By the third day I became frantic to find her. She’d be hungry and cold, and I just wanted to feed her and lay her behind the stove and protect the essence of her.

After supper Dad mentioned that somebody had found the lamb dead in the woods. Well to say I was devastated would put it mildly. I flung myself on the couch, my face buried into the pillow, and I screeched unconsolably for hours. I went to bed with a headache and drank a glass of water so I could have more tears for Lambchops. I didn’t think I’d cried enough.

The next day I wanted to find the lamb’s mother that had lured Lambchops away, but all the sheep looked alike to me. I wanted to shout at her and call her a bad ewe for what she’d done to Lambchops. I was sad and heartbroken for my poor little lamb.

I was two or three weeks trying to get over her loss, the maddening anger I felt toward Lambchops’ mother, and the devastation of being without the love of the lamb stayed with me until I woke up one day and was no longer sad.

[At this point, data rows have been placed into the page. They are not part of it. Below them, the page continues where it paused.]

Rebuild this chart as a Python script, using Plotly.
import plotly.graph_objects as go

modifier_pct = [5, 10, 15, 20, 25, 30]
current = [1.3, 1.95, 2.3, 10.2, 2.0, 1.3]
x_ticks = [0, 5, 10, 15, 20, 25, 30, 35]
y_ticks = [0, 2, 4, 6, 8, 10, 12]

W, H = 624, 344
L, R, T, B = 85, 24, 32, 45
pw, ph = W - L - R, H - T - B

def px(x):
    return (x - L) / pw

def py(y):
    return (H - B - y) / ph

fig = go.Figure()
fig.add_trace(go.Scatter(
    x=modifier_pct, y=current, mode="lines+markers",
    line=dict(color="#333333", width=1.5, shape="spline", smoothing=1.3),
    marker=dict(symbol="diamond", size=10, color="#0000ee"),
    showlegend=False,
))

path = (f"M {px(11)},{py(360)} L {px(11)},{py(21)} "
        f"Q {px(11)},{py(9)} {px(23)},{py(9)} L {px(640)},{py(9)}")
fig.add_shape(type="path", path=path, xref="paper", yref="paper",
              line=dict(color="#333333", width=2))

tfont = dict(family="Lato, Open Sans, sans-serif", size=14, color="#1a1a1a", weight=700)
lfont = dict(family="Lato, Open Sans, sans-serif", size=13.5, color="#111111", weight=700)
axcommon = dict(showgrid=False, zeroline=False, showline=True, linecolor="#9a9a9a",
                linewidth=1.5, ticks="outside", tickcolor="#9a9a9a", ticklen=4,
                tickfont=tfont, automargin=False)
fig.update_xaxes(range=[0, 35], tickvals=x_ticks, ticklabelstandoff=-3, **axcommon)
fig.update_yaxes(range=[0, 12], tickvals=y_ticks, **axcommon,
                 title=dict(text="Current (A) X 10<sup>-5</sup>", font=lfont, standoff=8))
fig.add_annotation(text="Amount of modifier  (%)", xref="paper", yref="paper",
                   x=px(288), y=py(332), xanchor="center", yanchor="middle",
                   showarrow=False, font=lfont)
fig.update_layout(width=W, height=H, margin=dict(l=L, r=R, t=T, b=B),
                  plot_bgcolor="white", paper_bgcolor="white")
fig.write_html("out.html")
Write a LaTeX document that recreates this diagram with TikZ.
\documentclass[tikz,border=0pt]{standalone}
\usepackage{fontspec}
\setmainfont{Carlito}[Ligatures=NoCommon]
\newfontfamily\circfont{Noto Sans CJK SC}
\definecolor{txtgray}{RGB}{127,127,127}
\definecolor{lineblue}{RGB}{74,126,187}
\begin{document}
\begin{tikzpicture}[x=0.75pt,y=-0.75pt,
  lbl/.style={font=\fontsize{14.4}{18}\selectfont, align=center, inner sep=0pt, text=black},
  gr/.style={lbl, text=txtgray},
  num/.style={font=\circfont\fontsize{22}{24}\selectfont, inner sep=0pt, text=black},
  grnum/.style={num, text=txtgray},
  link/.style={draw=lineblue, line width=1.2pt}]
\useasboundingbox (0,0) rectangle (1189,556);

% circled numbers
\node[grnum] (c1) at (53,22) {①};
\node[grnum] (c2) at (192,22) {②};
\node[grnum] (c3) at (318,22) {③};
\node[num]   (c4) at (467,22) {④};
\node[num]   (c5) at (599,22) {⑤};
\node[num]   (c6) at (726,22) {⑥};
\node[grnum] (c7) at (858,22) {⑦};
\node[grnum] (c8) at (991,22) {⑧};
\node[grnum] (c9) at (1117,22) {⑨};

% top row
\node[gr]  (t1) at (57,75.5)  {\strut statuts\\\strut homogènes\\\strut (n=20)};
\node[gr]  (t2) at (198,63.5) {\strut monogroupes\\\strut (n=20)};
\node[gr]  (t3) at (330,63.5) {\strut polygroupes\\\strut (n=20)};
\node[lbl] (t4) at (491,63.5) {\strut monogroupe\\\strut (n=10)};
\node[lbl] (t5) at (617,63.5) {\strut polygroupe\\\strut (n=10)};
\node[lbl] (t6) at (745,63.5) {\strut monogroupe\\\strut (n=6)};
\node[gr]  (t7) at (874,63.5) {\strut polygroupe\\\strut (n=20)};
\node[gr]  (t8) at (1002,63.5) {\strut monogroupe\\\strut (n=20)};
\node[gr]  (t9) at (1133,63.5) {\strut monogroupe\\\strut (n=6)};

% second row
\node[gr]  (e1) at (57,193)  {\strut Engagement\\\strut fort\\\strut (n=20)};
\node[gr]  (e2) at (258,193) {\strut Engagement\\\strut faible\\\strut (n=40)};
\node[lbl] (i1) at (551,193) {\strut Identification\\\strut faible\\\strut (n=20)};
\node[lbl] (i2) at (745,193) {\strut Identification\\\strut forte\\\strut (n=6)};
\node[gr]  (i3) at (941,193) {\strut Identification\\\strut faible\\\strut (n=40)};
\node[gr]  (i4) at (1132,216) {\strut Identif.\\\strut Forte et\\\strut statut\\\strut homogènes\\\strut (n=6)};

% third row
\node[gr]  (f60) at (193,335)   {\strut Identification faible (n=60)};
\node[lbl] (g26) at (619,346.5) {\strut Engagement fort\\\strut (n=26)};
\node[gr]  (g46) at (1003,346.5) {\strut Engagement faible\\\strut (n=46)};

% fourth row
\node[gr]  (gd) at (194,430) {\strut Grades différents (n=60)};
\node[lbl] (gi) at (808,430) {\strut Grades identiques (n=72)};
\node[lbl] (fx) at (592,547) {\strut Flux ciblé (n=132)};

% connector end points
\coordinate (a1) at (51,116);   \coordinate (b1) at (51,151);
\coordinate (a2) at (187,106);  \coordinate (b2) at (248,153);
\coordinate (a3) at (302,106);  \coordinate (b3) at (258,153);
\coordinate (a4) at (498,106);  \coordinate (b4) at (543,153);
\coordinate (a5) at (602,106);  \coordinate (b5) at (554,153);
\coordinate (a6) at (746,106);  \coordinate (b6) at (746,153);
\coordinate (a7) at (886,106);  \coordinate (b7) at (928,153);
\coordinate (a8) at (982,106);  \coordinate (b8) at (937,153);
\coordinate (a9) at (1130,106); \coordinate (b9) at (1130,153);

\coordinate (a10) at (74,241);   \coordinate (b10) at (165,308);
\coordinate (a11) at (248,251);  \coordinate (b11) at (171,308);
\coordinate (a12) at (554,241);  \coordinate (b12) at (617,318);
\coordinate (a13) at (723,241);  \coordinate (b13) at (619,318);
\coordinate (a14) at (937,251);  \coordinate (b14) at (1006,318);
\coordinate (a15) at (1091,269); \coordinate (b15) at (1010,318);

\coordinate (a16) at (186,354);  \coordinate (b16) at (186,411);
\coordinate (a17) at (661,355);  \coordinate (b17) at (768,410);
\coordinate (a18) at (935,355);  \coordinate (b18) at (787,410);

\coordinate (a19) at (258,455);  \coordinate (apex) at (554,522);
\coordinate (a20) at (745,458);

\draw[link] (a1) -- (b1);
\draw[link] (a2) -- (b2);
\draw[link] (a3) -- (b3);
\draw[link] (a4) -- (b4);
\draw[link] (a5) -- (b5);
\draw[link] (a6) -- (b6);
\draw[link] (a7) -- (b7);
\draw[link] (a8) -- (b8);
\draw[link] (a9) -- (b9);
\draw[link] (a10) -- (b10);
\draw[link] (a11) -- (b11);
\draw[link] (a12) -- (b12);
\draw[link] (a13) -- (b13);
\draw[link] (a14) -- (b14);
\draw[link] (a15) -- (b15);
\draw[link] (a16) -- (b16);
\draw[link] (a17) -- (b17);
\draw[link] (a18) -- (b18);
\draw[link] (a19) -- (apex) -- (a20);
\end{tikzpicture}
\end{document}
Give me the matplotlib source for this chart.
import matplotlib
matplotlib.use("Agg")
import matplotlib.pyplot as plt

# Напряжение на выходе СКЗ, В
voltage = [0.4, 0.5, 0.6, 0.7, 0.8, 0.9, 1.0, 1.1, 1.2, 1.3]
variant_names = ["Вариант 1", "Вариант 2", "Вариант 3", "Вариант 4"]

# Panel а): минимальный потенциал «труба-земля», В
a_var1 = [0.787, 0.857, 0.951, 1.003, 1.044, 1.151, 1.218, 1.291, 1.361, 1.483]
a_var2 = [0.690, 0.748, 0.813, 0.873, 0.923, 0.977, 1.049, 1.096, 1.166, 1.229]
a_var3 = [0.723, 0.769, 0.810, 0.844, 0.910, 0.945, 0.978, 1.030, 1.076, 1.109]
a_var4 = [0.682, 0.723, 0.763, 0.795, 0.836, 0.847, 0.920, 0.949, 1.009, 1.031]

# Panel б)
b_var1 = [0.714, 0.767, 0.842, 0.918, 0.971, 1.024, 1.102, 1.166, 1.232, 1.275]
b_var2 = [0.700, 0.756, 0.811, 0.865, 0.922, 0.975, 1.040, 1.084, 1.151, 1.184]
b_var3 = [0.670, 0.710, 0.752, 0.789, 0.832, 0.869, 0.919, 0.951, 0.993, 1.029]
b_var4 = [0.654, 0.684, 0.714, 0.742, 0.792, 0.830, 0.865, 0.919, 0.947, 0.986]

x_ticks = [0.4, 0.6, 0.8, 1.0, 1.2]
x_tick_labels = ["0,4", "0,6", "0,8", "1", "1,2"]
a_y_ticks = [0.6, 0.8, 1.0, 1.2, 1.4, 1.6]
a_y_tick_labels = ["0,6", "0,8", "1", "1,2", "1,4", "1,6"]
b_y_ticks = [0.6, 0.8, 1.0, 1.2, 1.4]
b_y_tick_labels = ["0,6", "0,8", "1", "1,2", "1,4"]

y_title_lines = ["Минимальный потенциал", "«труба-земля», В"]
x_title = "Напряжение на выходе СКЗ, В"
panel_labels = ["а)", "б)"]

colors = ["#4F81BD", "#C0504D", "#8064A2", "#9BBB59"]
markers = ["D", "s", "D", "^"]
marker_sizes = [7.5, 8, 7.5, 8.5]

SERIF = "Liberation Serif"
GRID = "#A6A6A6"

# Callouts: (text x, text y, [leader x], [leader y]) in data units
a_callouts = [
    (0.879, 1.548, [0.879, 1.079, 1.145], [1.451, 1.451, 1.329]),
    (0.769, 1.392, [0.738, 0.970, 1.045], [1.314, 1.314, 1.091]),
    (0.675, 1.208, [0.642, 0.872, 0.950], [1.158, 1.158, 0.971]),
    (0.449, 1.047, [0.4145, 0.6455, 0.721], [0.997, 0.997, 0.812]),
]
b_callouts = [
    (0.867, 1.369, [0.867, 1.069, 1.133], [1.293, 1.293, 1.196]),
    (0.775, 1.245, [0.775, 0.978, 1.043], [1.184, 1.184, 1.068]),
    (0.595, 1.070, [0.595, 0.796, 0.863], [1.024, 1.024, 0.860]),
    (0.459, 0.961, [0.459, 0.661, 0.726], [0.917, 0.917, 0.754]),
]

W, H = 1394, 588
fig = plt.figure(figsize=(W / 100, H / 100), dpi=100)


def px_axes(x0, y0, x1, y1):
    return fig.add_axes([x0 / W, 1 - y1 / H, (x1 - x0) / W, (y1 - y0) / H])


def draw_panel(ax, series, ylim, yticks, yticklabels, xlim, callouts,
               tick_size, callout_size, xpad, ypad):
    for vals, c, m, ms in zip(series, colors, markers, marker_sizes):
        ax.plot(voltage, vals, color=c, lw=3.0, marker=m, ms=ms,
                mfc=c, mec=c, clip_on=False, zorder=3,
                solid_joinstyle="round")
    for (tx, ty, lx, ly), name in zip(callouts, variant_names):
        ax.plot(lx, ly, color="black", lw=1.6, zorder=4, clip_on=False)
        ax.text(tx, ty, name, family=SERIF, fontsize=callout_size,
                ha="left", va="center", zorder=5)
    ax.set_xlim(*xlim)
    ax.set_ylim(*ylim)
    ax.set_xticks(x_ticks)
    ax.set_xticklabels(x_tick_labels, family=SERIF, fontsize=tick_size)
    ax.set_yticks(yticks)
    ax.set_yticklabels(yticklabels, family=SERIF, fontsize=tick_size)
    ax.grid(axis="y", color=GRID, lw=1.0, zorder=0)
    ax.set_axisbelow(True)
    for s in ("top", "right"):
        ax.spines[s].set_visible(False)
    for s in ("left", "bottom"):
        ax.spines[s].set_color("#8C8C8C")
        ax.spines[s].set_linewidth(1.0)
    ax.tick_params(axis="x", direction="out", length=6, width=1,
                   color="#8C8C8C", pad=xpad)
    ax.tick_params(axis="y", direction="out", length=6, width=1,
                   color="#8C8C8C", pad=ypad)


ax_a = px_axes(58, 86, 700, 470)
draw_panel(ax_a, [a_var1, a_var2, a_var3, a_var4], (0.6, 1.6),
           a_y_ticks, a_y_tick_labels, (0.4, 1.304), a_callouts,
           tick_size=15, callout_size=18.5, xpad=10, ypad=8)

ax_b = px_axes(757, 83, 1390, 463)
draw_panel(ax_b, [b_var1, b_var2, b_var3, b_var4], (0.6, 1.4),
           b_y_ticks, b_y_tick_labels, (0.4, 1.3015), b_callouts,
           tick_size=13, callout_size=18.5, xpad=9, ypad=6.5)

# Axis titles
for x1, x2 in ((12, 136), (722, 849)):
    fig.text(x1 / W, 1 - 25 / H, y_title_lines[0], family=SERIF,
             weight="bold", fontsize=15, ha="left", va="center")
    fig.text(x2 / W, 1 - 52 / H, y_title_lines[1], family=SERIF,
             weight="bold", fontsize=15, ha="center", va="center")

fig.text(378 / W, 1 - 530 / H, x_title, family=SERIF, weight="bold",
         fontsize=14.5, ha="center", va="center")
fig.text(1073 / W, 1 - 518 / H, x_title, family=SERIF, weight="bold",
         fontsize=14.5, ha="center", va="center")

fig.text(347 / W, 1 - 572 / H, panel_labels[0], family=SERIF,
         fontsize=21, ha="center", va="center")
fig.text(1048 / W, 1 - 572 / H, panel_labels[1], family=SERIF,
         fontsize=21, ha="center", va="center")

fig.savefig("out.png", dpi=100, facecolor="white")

This was my first encounter with loss and grief. It changed the child I was, and I fed lambs the next year but didn’t want the attachment that I’d came to have to Lambchops for fear of losing them and being that hurt again. Or maybe I just grew out of the notions my younger self had.

Spring, when the shoots of new grass poke through the yellowed and muddied tangle blanketing the meadows, I sometimes think of Lambchops and my lesson on grief. I smile at the silliness of how it all played out and my childish beliefs but at the time it was very real for my wounded and compassionate ten-year-old heart.